# TASK REQUIREMENTS:
Leave out the pictures and repeat exactly the lines between the one containing "Clone this chart in React, TypeScript" and the one containing "import * as", inclusive.

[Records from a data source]
* * * * *

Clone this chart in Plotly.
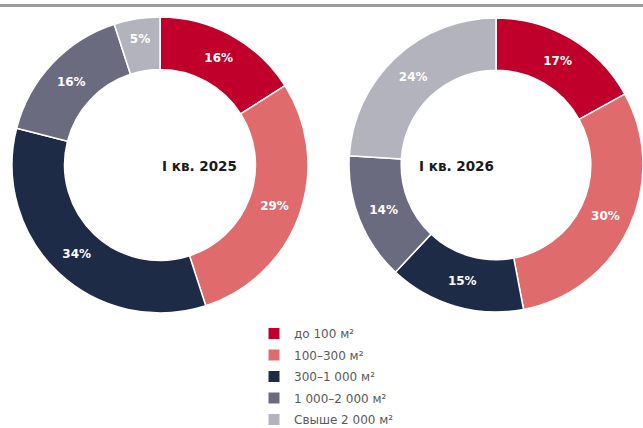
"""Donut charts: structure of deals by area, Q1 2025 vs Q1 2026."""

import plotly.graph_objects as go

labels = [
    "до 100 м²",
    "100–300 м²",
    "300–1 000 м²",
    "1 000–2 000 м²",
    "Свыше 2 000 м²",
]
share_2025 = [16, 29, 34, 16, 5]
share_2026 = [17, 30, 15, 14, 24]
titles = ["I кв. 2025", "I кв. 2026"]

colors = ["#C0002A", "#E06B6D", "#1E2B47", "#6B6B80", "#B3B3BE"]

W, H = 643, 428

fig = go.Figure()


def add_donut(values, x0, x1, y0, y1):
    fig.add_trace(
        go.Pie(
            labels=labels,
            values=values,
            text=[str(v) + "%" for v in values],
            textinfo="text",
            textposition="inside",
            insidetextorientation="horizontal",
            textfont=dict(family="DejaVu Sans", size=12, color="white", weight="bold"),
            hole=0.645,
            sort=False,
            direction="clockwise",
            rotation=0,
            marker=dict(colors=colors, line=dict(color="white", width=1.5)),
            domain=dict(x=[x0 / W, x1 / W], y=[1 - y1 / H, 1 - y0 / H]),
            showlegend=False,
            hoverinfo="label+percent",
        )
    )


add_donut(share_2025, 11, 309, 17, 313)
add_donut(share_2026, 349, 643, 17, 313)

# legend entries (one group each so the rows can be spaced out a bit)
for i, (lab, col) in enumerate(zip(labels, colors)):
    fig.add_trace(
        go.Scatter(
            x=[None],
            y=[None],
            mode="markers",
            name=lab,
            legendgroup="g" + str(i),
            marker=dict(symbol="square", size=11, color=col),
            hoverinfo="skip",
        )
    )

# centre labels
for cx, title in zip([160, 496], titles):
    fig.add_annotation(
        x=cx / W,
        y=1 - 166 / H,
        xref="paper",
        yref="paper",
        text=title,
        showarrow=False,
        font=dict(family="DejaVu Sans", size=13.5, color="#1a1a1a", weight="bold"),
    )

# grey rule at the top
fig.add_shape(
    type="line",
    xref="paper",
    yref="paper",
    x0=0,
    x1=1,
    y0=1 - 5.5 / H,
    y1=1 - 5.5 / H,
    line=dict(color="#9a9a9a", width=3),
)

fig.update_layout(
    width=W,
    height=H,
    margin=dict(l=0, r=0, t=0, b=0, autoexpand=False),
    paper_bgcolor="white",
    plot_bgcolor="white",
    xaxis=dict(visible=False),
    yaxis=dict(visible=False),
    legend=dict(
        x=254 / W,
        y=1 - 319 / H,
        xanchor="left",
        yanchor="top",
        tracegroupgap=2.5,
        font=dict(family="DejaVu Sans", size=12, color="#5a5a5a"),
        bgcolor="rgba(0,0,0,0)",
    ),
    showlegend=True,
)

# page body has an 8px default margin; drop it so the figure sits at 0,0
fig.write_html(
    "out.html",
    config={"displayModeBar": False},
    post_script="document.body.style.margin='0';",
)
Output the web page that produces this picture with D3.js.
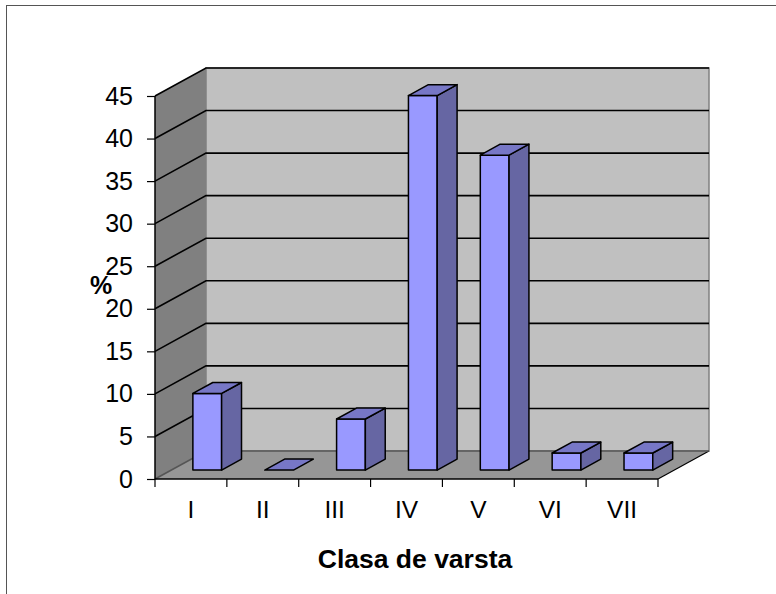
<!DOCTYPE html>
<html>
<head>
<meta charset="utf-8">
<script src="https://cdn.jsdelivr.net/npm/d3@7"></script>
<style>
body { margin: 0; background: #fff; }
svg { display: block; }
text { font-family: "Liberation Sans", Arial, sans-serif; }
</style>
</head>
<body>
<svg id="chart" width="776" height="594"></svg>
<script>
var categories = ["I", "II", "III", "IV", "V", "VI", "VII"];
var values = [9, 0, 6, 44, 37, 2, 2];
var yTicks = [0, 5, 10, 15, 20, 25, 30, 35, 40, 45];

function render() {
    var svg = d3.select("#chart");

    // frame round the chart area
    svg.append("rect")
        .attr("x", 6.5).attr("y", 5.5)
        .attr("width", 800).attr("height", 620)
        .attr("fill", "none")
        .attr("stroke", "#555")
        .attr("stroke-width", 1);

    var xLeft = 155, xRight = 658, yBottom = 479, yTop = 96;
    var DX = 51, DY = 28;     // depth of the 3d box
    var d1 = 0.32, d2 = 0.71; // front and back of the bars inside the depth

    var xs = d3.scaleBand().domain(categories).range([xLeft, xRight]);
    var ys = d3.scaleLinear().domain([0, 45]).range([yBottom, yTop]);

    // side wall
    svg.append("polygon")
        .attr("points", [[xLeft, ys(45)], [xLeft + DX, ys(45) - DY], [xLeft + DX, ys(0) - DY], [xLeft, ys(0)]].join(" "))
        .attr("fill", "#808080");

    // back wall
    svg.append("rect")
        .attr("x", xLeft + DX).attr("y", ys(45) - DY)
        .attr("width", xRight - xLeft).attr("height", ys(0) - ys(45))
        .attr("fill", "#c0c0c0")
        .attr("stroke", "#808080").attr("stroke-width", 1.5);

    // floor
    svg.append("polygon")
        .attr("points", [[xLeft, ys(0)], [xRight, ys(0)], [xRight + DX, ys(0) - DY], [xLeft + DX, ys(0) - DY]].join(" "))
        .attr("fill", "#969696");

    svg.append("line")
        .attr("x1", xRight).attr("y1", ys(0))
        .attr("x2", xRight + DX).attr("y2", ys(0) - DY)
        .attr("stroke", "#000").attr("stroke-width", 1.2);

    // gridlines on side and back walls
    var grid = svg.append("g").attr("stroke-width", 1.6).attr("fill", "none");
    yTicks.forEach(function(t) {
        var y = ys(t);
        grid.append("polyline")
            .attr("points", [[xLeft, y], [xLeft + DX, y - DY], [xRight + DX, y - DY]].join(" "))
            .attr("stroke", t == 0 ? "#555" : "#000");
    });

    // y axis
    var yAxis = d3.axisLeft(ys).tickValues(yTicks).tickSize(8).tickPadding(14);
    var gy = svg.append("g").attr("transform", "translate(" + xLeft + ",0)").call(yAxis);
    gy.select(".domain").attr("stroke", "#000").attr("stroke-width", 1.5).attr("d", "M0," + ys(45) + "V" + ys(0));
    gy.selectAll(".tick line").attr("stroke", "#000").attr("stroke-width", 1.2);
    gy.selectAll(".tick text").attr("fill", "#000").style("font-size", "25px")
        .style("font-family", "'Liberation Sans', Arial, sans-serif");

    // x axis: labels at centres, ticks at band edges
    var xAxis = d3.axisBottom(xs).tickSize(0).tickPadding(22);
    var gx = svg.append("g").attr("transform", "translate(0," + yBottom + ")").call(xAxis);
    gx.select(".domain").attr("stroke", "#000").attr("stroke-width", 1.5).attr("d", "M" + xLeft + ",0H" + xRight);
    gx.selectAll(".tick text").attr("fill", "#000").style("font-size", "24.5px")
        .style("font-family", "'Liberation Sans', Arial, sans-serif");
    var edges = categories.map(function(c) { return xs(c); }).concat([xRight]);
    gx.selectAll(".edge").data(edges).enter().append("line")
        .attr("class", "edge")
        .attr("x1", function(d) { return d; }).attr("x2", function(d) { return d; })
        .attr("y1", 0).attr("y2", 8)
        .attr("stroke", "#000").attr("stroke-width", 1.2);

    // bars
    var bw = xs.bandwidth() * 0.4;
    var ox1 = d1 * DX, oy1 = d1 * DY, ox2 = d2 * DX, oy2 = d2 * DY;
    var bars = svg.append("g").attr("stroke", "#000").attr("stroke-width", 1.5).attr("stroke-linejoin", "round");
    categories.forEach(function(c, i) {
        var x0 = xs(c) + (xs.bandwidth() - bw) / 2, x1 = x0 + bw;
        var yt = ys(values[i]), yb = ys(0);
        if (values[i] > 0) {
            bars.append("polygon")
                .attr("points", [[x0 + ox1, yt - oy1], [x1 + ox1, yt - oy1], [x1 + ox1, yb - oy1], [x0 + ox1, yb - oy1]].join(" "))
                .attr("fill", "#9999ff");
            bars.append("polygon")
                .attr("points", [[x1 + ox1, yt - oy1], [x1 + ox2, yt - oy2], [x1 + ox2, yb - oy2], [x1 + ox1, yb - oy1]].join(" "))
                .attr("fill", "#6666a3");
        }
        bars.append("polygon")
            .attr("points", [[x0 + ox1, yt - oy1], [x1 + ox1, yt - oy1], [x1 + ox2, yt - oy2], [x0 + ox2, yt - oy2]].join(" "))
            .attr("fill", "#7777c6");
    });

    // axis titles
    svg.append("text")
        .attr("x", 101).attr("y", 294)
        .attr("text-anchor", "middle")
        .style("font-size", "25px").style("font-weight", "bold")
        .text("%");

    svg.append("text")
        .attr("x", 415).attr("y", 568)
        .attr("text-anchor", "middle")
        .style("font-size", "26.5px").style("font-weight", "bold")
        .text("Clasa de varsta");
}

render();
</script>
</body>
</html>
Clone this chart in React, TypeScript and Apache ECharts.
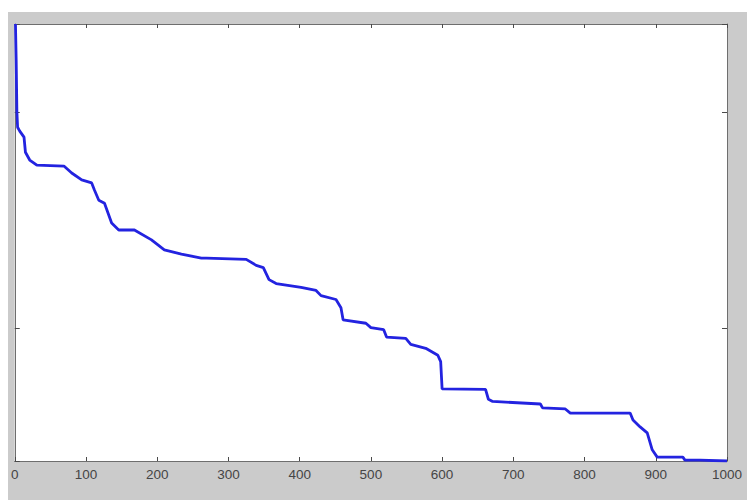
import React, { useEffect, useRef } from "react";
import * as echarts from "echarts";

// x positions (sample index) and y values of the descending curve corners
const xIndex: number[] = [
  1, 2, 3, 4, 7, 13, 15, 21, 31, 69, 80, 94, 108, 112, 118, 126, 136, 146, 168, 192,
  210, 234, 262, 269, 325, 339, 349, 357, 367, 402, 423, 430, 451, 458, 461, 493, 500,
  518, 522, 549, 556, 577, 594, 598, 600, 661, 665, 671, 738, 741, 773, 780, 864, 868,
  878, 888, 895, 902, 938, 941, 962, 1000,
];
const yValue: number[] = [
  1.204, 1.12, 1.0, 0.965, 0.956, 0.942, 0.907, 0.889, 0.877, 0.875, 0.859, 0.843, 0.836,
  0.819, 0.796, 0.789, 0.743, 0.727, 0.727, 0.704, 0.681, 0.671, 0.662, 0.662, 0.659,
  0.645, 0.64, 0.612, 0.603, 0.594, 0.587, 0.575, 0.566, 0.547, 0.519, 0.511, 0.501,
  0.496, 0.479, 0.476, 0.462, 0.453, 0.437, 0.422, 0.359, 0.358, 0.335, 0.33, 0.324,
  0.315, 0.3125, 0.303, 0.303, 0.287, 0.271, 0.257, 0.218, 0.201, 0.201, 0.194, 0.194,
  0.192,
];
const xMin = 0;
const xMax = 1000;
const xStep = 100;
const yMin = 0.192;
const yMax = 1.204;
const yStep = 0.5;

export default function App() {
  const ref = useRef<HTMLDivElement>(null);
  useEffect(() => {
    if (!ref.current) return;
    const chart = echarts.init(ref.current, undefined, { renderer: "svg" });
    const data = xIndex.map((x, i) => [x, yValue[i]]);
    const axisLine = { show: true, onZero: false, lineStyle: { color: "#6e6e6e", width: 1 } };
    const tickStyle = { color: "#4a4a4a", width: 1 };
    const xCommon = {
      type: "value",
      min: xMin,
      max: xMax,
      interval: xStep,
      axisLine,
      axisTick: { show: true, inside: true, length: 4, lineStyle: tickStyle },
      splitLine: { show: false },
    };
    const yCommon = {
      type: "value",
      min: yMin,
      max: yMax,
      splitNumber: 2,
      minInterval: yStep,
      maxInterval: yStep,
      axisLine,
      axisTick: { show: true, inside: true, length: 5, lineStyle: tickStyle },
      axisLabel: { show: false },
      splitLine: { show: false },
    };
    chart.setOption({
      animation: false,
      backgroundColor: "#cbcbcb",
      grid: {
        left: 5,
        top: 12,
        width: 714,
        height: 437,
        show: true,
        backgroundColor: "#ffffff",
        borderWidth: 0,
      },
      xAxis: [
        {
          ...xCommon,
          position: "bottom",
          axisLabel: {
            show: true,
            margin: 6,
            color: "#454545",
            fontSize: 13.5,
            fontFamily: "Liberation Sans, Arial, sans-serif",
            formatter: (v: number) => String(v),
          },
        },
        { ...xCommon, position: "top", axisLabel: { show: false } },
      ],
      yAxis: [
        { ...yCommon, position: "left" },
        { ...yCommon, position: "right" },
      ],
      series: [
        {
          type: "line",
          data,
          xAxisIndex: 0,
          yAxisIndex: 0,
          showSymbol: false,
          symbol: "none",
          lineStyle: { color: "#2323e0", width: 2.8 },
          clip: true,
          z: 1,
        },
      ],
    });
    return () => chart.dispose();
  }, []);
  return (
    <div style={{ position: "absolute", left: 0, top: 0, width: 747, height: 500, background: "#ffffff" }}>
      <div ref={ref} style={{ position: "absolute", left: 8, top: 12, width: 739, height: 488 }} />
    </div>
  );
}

* * * * *

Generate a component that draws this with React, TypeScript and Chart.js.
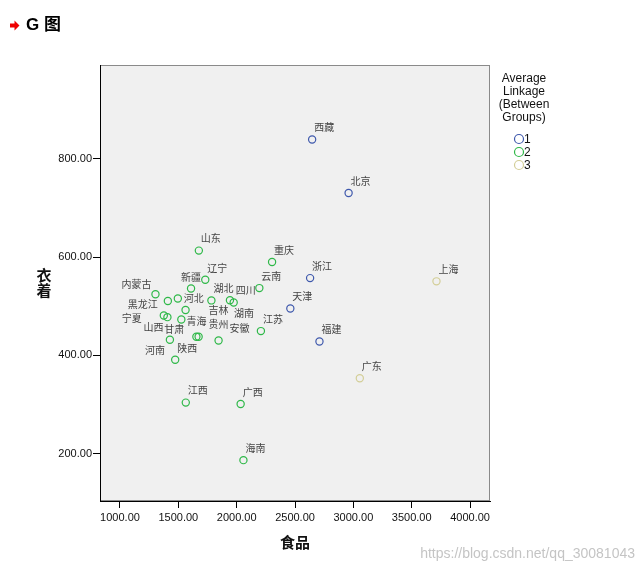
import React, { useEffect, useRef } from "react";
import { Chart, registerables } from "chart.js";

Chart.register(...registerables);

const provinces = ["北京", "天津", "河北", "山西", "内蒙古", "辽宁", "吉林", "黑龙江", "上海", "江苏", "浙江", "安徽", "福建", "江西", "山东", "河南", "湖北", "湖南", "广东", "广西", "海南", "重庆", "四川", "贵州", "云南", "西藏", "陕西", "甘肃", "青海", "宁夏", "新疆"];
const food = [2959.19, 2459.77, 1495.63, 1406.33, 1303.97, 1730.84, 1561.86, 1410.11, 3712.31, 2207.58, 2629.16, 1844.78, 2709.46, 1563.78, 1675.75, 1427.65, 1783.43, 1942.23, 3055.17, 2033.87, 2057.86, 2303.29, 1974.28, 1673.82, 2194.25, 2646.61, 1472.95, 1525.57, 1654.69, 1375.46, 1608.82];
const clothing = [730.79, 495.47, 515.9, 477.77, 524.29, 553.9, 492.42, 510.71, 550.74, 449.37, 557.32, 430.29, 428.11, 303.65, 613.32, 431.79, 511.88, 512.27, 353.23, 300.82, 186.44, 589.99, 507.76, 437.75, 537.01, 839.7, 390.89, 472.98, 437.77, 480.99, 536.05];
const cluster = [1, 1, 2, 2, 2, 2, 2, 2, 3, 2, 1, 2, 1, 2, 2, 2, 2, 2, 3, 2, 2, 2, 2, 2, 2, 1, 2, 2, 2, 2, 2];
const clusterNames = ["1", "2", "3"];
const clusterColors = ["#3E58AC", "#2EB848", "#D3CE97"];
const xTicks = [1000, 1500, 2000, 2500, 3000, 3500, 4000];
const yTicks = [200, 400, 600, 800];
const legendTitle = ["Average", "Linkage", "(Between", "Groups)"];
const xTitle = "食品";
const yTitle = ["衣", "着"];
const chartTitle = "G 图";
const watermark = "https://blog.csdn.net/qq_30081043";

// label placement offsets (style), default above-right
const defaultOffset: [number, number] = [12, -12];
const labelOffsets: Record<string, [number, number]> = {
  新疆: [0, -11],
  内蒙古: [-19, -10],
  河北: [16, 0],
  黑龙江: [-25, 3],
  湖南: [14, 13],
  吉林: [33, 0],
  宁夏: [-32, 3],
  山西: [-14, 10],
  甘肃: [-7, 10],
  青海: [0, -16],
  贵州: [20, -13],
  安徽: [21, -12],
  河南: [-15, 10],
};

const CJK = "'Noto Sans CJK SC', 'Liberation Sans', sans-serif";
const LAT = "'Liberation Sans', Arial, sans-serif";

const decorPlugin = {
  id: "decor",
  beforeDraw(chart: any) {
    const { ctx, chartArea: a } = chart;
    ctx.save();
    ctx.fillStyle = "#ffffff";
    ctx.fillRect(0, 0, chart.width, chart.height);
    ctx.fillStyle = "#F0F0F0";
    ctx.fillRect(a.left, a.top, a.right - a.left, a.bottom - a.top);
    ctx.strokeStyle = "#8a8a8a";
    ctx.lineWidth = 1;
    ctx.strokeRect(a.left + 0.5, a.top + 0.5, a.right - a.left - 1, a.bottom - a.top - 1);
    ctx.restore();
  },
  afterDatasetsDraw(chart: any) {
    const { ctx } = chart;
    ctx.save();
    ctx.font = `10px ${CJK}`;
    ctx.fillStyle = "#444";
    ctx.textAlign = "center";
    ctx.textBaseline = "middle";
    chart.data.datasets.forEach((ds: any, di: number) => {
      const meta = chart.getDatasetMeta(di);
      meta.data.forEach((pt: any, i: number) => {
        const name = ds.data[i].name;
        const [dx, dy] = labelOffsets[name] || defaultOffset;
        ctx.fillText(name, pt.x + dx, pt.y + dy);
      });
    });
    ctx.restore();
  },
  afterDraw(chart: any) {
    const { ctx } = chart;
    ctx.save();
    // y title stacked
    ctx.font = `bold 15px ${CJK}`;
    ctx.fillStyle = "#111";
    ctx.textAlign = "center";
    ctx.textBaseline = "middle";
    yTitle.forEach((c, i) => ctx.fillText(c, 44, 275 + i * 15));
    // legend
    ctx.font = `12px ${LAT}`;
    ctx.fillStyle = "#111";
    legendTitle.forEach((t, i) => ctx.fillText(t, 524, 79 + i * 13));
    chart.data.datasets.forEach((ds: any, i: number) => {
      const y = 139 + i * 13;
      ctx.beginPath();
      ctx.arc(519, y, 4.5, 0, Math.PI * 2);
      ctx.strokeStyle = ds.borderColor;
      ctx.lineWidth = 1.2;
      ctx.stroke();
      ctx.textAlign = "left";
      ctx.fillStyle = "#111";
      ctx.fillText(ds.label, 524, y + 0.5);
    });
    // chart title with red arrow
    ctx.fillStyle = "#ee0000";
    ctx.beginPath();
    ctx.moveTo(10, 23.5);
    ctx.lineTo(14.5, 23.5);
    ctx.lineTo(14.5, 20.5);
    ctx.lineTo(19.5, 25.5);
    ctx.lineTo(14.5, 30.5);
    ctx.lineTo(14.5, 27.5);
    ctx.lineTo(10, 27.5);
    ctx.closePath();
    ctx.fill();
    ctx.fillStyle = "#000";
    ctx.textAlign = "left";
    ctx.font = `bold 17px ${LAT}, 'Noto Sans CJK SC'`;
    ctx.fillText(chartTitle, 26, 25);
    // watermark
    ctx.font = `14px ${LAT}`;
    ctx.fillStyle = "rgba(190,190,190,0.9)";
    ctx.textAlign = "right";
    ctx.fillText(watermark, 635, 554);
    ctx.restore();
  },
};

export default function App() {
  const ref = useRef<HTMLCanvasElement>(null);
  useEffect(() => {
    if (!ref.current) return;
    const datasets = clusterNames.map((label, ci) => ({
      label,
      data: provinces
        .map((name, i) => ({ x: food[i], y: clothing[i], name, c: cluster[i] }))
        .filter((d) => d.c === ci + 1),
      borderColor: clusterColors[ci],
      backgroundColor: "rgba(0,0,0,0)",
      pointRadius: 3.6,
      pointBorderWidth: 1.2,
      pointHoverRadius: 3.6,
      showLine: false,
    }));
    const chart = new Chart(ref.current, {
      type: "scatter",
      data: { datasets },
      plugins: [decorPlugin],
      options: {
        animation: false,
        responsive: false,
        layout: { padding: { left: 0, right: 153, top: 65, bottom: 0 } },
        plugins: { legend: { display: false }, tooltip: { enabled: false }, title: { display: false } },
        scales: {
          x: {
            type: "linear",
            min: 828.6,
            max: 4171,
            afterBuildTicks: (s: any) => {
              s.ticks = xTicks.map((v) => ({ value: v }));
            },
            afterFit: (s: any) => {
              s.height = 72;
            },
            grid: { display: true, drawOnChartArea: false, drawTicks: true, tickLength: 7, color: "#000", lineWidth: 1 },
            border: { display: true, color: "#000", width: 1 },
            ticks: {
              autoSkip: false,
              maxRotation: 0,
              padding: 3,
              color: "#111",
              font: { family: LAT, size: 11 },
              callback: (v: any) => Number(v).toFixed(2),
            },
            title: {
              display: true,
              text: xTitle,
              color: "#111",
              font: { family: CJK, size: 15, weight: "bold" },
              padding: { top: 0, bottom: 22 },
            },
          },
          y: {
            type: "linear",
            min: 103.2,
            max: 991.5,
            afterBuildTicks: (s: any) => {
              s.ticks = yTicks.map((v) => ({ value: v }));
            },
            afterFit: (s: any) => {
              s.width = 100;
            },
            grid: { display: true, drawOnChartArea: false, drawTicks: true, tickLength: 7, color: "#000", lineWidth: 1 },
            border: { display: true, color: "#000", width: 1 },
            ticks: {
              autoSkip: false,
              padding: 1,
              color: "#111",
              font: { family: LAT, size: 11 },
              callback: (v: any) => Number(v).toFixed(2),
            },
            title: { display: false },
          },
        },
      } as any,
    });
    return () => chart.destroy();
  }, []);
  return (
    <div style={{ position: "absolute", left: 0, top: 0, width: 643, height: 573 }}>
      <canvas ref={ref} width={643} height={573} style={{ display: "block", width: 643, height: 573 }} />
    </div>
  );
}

* * * * *

# COMPLETE ANSWER:
Clone this chart in React, TypeScript and Apache ECharts.
import React, { useEffect, useRef } from "react";
import * as echarts from "echarts";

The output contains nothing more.